Wednesday, October 25, 2006


Somehow unnoticed by astronomers and other scientists, recently the spinning of the Earth on its axis slammed into reverse. I didn't feel it, although it's true that my head is spinning a bit. You probably didn't feel it either. No special scientific equipment spat out anomalous readings to confirm the event, and even the stars give no telltale clue that the way the world interacts with the universe has undergone a radical shift. However, it must have happened. It must have. Otherwise there is no way to explain the reversal recently made by the ombudsman of the New York Times-- a reversal actually admitting that The Times was wrong and the Bush administration was right about whether it was right for The Times to reveal tactics being used by the U.S. government to track terrorist banking transactions. Think about it. Times wrong. Bush administration right. It is almost beyond reckoning. Such an occurrence can only be the result of a massive realignment in the heavens, or something equally dramatic.

Jules Crittenden, the Boston Herald city editor, examines this turn of events, and what might have brought about Byron Calame's change in direction:

Calame, in the throes of some inexplicable crisis of conscience, has admitted his newspaper was wrong to reveal a secret U.S. government program to monitor bank transactions of terrorists, and that he was not only wrong but hypocritical to defend it.
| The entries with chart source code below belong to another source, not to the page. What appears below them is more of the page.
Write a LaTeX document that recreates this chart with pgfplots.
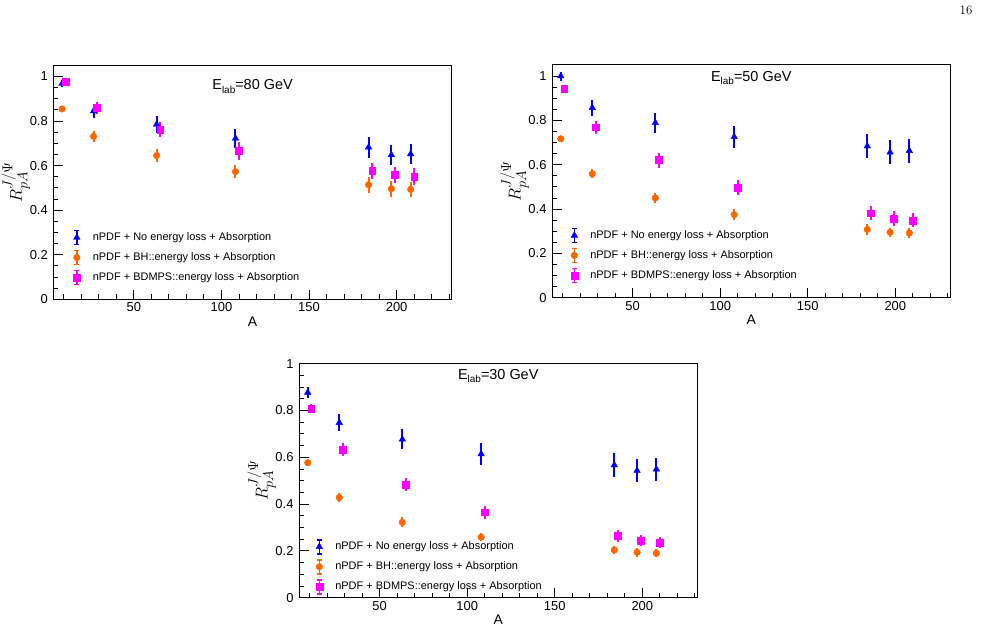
\documentclass[border=0pt]{standalone}
\usepackage{fontspec}
\usepackage{pgfplots}
\usepackage{pgfplotstable}
\pgfplotsset{compat=1.18}
\newfontfamily\helv{Liberation Sans}

\definecolor{rblue}{RGB}{0,0,255}
\definecolor{rorange}{RGB}{255,102,0}
\definecolor{rmagenta}{RGB}{255,0,255}

% columns: A, shifted A for the BDMPS points, then value/error for
% no energy loss (tri), BH energy loss (bh), BDMPS energy loss (bd)
\pgfplotstableread{
A   As   tri    etri   bh     ebh    bd     ebd
9   11   0.968  0.015  0.854  0.012  0.975  0.013
27  29   0.845  0.031  0.731  0.025  0.859  0.026
63  65   0.785  0.037  0.645  0.028  0.761  0.034
108 110  0.722  0.043  0.573  0.028  0.667  0.040
184 186  0.682  0.048  0.514  0.036  0.577  0.036
197 199  0.648  0.046  0.496  0.036  0.559  0.035
208 210  0.652  0.047  0.493  0.034  0.550  0.037
}\tabEighty

\pgfplotstableread{
A   As   tri    etri   bh     ebh    bd     ebd
9   11   1.000  0.020  0.717  0.010  0.944  0.012
27  29   0.857  0.036  0.559  0.021  0.769  0.030
63  65   0.789  0.044  0.450  0.023  0.621  0.034
108 110  0.726  0.049  0.375  0.024  0.498  0.033
184 186  0.684  0.053  0.308  0.024  0.381  0.032
197 199  0.656  0.054  0.295  0.021  0.358  0.034
208 210  0.663  0.055  0.292  0.022  0.349  0.032
}\tabFifty

\pgfplotstableread{
A   As   tri    etri   bh     ebh    bd     ebd
9   11   0.877  0.023  0.577  0.010  0.809  0.018
27  29   0.748  0.037  0.428  0.019  0.634  0.028
63  65   0.677  0.043  0.322  0.021  0.482  0.028
108 110  0.614  0.047  0.259  0.018  0.365  0.029
184 186  0.567  0.050  0.204  0.018  0.264  0.025
197 199  0.543  0.050  0.194  0.018  0.244  0.025
208 210  0.549  0.050  0.190  0.018  0.235  0.023
}\tabThirty

\pgfplotsset{
  rootpanel/.style={
    scale only axis, width=398.5bp, height=234bp,
    xmin=4, xmax=231.5, ymin=0,
    xtick={50,100,150,200},
    minor xtick={10,20,30,40,60,70,80,90,110,120,130,140,160,170,180,190,210,220,230},
    ytick={0,0.2,0.4,0.6,0.8,1},
    minor ytick={0.05,0.1,0.15,0.25,0.3,0.35,0.45,0.5,0.55,0.65,0.7,0.75,0.85,0.9,0.95},
    xtick pos=bottom, ytick pos=left, tick align=inside,
    major tick length=9.5bp, minor tick length=5bp,
    axis line style={line width=1bp},
    every tick/.style={black, line width=0.9bp},
    ticklabel style={font=\helv\fontsize{13}{13}\selectfont},
    yticklabel style={xshift=-2bp},
    /pgf/number format/assume math mode=true,
    clip=false,
    xlabel={A},
    xlabel style={font=\helv\fontsize{14}{14}\selectfont, at={(axis description cs:0.5,-0.094)}, anchor=center},
    ylabel={$R_{pA}^{J/\Psi}$},
    ylabel style={font=\fontsize{19}{19}\selectfont, at={(axis description cs:-0.094,0.5)}, anchor=center},
    legend cell align=left,
    legend style={draw=none, fill=none, inner sep=0pt, row sep=4.4bp,
      font=\helv\fontsize{11}{11}\selectfont, nodes={inner sep=1bp}},
  },
  ebar/.style={error bars/.cd, y dir=both, y explicit, error mark=none,
    error bar style={line width=2bp, draw=#1}},
  noloss/.style={only marks, mark=triangle*, mark size=3.8bp, color=rblue,
    legend image code/.code={
      \draw[draw=rblue, line width=1.6bp] (0bp,-7bp) -- (0bp,7bp) (-2.5bp,-7bp) -- (2.5bp,-7bp) (-2.5bp,7bp) -- (2.5bp,7bp);
      \draw[rblue, mark=triangle*, mark size=3.8bp] plot coordinates {(0bp,0bp)};
      \path[draw=none, fill=none] (-5bp,0bp) rectangle (15bp,0.1bp);},
    ebar=rblue},
  bhloss/.style={only marks, mark=*, mark size=3.3bp, color=rorange,
    legend image code/.code={
      \draw[draw=rorange, line width=1.6bp] (0bp,-7bp) -- (0bp,7bp) (-2.5bp,-7bp) -- (2.5bp,-7bp) (-2.5bp,7bp) -- (2.5bp,7bp);
      \draw[rorange, mark=*, mark size=3.3bp] plot coordinates {(0bp,0bp)};
      \path[draw=none, fill=none] (-5bp,0bp) rectangle (15bp,0.1bp);},
    ebar=rorange},
  bdloss/.style={only marks, mark=square*, mark size=3.4bp, color=rmagenta,
    legend image code/.code={
      \draw[draw=rmagenta, line width=1.6bp] (0bp,-7bp) -- (0bp,7bp) (-2.5bp,-7bp) -- (2.5bp,-7bp) (-2.5bp,7bp) -- (2.5bp,7bp);
      \draw[rmagenta, mark=square*, mark size=3.4bp] plot coordinates {(0bp,0bp)};
      \path[draw=none, fill=none] (-5bp,0bp) rectangle (15bp,0.1bp);},
    ebar=rmagenta},
}

\newcommand{\elab}[1]{E\raisebox{-0.45ex}{\fontsize{10}{10}\selectfont lab}=#1 GeV}

\begin{document}
\begin{tikzpicture}
\useasboundingbox (0,0) rectangle (996bp,630bp);
\node[font=\fontsize{13}{13}\selectfont] at (966bp,620bp) {16};

% E_lab = 80 GeV
\begin{axis}[rootpanel, at={(53.3bp,330.7bp)}, anchor=south west, ymax=1.05,
  legend style={at={(axis description cs:0.046,0.298)}, anchor=north west}]
  \addplot[noloss] table[x=A, y=tri, y error=etri] {\tabEighty};
  \addplot[bhloss] table[x=A, y=bh, y error=ebh] {\tabEighty};
  \addplot[bdloss] table[x=As, y=bd, y error=ebd] {\tabEighty};
  \legend{nPDF + No energy loss + Absorption, nPDF + BH::energy loss + Absorption, nPDF + BDMPS::energy loss + Absorption}
  \node[font=\helv\fontsize{14.5}{14.5}\selectfont] at (axis description cs:0.5,0.91) {\elab{80}};
\end{axis}

% E_lab = 50 GeV
\begin{axis}[rootpanel, at={(552bp,332.3bp)}, anchor=south west, height=232.7bp, ymax=1.05,
  legend style={at={(axis description cs:0.043,0.302)}, anchor=north west}]
  \addplot[noloss] table[x=A, y=tri, y error=etri] {\tabFifty};
  \addplot[bhloss] table[x=A, y=bh, y error=ebh] {\tabFifty};
  \addplot[bdloss] table[x=As, y=bd, y error=ebd] {\tabFifty};
  \legend{nPDF + No energy loss + Absorption, nPDF + BH::energy loss + Absorption, nPDF + BDMPS::energy loss + Absorption}
  \node[font=\helv\fontsize{14.5}{14.5}\selectfont] at (axis description cs:0.5,0.943) {\elab{50}};
\end{axis}

% E_lab = 30 GeV
\begin{axis}[rootpanel, at={(299bp,32.3bp)}, anchor=south west, ymax=1,
  legend style={at={(axis description cs:0.038,0.252)}, anchor=north west}]
  \addplot[noloss] table[x=A, y=tri, y error=etri] {\tabThirty};
  \addplot[bhloss] table[x=A, y=bh, y error=ebh] {\tabThirty};
  \addplot[bdloss] table[x=As, y=bd, y error=ebd] {\tabThirty};
  \legend{nPDF + No energy loss + Absorption, nPDF + BH::energy loss + Absorption, nPDF + BDMPS::energy loss + Absorption}
  \node[font=\helv\fontsize{14.5}{14.5}\selectfont] at (axis description cs:0.5,0.948) {\elab{30}};
\end{axis}
\end{tikzpicture}
\end{document}
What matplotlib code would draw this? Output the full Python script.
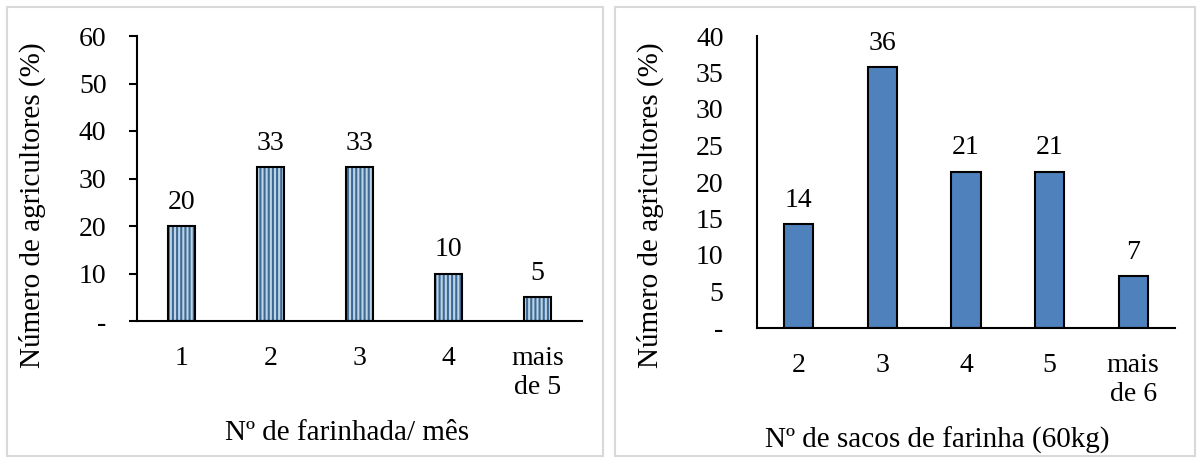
import matplotlib.pyplot as plt
from matplotlib.patches import Rectangle
import numpy as np

plt.rcParams['font.family'] = ['Liberation Serif', 'DejaVu Serif']
plt.rcParams['hatch.linewidth'] = 1.5

# painel esquerdo
cat_esq = ['1', '2', '3', '4', 'mais\nde 5']
val_esq = [20, 32.5, 32.5, 10, 5]
rot_esq = ['20', '33', '33', '10', '5']
yt_esq = [0, 10, 20, 30, 40, 50, 60]
ytl_esq = ['-', '10', '20', '30', '40', '50', '60']

# painel direito
cat_dir = ['2', '3', '4', '5', 'mais\nde 6']
val_dir = [14.29, 35.71, 21.43, 21.43, 7.14]
rot_dir = ['14', '36', '21', '21', '7']
yt_dir = [0, 5, 10, 15, 20, 25, 30, 35, 40]
ytl_dir = ['-', '5', '10', '15', '20', '25', '30', '35', '40']

W, H = 1202, 458
fig = plt.figure(figsize=(W/100, H/100), dpi=100)

# molduras cinza dos dois graficos
for x0, x1 in [(7, 603), (615, 1195)]:
    fig.patches.append(Rectangle((x0/W, 1-456/H), (x1-x0)/W, (456-7)/H,
                                 transform=fig.transFigure, fill=False,
                                 edgecolor='#d9d9d9', linewidth=1.5))

fs = 20
fl = 21

ax1 = fig.add_axes([137/W, 1-321/H, 445/W, (321-36)/H])
x = np.arange(len(cat_esq))
ax1.bar(x, val_esq, width=0.3, color='#bcd4e6', edgecolor='#3d6a95',
        hatch='||||', linewidth=0)
ax1.bar(x, val_esq, width=0.3, fill=False, edgecolor='black', linewidth=1.5)
for xi, v, t in zip(x, val_esq, rot_esq):
    ax1.annotate(t, (xi, v), xytext=(0, 8), textcoords='offset points',
                 ha='center', va='bottom', fontsize=fs)
ax1.set_xlim(-0.5, 4.5)
ax1.set_ylim(0, 60)
ax1.set_yticks(yt_esq)
ax1.set_yticklabels(ytl_esq)
ax1.set_xticks(x)
ax1.set_xticklabels(cat_esq)
ax1.tick_params(axis='y', length=6, width=1.5, pad=16, labelsize=fs)
ax1.tick_params(axis='x', length=0, pad=18, labelsize=fs)
ax1.set_ylabel('Número de agricultores (%)', fontsize=fl, va='center')
ax1.yaxis.set_label_coords((32-137)/445, (321-205)/285)
ax1.set_xlabel('Nº de farinhada/ mês', fontsize=fl, va='center')
ax1.xaxis.set_label_coords((347-137)/445, (321-433)/285)
ax1.spines[['top', 'right']].set_visible(False)
ax1.spines[['left', 'bottom']].set_linewidth(1.5)

ax2 = fig.add_axes([757/W, 1-328/H, 418/W, (328-36)/H])
x = np.arange(len(cat_dir))
ax2.bar(x, val_dir, width=0.35, color='#4f81bd', edgecolor='black',
        linewidth=1.5)
for xi, v, t in zip(x, val_dir, rot_dir):
    ax2.annotate(t, (xi, v), xytext=(0, 8), textcoords='offset points',
                 ha='center', va='bottom', fontsize=fs)
ax2.set_xlim(-0.5, 4.5)
ax2.set_ylim(0, 40)
ax2.set_yticks(yt_dir)
ax2.set_yticklabels(ytl_dir)
ax2.set_xticks(x)
ax2.set_xticklabels(cat_dir)
ax2.tick_params(axis='y', length=0, pad=24, labelsize=fs)
ax2.tick_params(axis='x', length=0, pad=18, labelsize=fs)
ax2.set_ylabel('Número de agricultores (%)', fontsize=fl, va='center')
ax2.yaxis.set_label_coords((650-757)/418, (328-205)/292)
ax2.set_xlabel('Nº de sacos de farinha (60kg)', fontsize=fl, va='center')
ax2.xaxis.set_label_coords((937-757)/418, (328-440)/292)
ax2.spines[['top', 'right']].set_visible(False)
ax2.spines[['left', 'bottom']].set_linewidth(1.5)

fig.savefig('out.png', dpi=100)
He did not mention hopelessly lacking in perspective, but I’ll get to that.

Calame has acknowledged that the United States government’s Swift program to monitor overseas banking transactions in order to zero in on suspected terrorists was legal, under appropriate oversight, and posed no threat to law-abiding Americans. He acknowledged that, but for his prejudices, he could have arrived at this conclusion upon reading the original article. He acknowledged that it was a bad idea for the New York Times to reveal this program to our enemies, over the objections of our government, four months ago.
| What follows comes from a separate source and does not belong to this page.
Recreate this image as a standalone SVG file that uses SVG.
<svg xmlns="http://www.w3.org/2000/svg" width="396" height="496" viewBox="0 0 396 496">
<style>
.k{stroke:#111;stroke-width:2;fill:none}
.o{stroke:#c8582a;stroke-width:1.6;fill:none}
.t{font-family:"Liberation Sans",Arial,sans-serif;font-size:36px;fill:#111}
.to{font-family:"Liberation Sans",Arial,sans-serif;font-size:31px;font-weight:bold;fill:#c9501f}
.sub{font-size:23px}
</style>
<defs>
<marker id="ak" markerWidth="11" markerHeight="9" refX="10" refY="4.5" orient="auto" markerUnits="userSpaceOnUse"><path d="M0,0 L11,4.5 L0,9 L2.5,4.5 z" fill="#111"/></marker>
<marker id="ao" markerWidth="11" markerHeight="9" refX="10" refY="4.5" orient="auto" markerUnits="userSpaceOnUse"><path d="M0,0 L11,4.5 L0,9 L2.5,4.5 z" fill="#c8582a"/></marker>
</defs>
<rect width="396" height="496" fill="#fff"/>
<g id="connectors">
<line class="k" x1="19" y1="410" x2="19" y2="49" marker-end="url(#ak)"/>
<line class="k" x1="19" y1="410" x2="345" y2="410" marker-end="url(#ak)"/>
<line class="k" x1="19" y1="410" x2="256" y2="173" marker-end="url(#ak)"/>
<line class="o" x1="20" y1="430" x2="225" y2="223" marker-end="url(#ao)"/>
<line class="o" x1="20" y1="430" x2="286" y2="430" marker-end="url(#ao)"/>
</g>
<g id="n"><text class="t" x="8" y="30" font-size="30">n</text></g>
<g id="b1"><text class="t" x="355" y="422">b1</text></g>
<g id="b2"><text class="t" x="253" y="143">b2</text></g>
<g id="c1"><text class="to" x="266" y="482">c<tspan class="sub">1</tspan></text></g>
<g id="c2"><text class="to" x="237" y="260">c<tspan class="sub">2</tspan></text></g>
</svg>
Crittenden goes on from here to describe the U.S. media's general role in demoralizing the American people regarding the war in Iraq and the war on terrorism, and in the common, though not ubiquitous belief that the President lied to take us into Iraq for his own selfish ends. He's pretty blunt about the media's method, and its effect:
Our media has repeatedly propagated falsehoods about what the administration and the president have said, about what was known and about what in some cases has been borne out about the threats we have faced from al Qaeda, Saddam Hussein and others. This has been done to such an extent that reasonable people cannot be blamed for believing their president lied to them before committing troops to battle. To the extent that some seemingly responsible people now question whether we face any threat at all. The history leading up to the conflicts and crises we face has been repeatedly misrepresented, in a manner that undercuts the authority of a wartime president and threatens the credibility of our nation in the world -- the single most important nation in maintaining stability in the world.
Crittenden further examines what the ultimate end to this constant media assault on the veracity of the President, and the necessity for our engagement in the war, could be if their current behavior goes unchecked, and people, especially those in power, continue to believe the line they have spun. It's a decidedly negative result, abandoning the Iraqi people to their fate, and us to our shame in that abandonment. At the same time, he holds out some hope that Byron Calame's one-eighty might be a sign of "an awakening." After all, this is The New York Times, or at least a representative of it, exercising a little confession and repentance--admitting something so momentous as the Bush administration being right, and the Grey Lady being wrong--and even more, acknowledging that it was his own prejudices that made him take the wrong side in the debate in the first place. Someday, maybe science will explain how the Earth reversed her course, and why no one noticed it occurring, but for now, it's enough to know such a thing can happen. Someday, this dizzy feeling might pass as well, but for now, I'm kind of enjoying it.